If A is m × n and B is n × p, their product AB is m × p where (AB)_ij = Σ_k a_ik b_kj. Matrix multiplication is associative and distributes over addition but is NOT commutative. It represents function composition for linear transformations. Multiplication is possible only when inner dimensions match.
Think of matrix multiplication as a machine that transforms input vectors step by step. When you compute AB, you are asking: "first apply transformation B, then apply transformation A." The result AB is a single matrix encoding the composition of both transformations — just as composing two functions f(g(x)) gives a single combined function. This is the deepest reason matrix multiplication exists: it is function composition made computational.
The row-column rule — (AB)ᵢⱼ equals the dot product of row i of A with column j of B — follows directly from this composition logic. Each column of B tells you where a basis vector lands after B's transformation. Multiplying A into that column then applies A's transformation to the result. The inner dimensions must match because B's output must be a valid input for A: if B produces n-dimensional vectors, A must accept n-dimensional inputs, which means A must have n columns.
Non-commutativity is the most striking property. For numbers, ab = ba always. For matrices, AB and BA are often not equal — and often one doesn't even have defined dimensions while the other does. The geometric reason: rotating then reflecting a shape generally gives a different result than reflecting then rotating. Order matters with transformations, so order matters with matrix multiplication.

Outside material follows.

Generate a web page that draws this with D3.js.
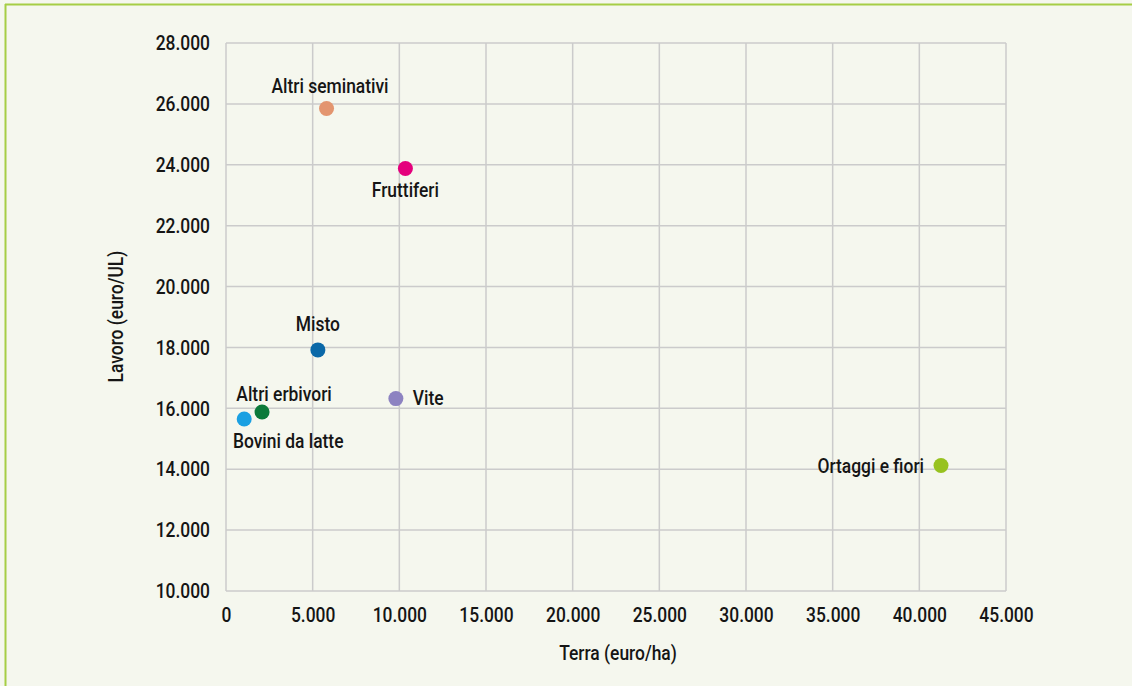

Associativity, by contrast, holds: (AB)C = A(BC). This corresponds to the fact that when you compose three transformations, it doesn't matter whether you first combine the first two or the last two — you get the same overall transformation either way. This makes long chains of matrix products unambiguous without parentheses. Combined with the dimension-matching requirement, it means you can think of a sequence of matrix multiplications as a pipeline: each matrix passes its output as input to the next, and the final product encodes the full pipeline as a single matrix.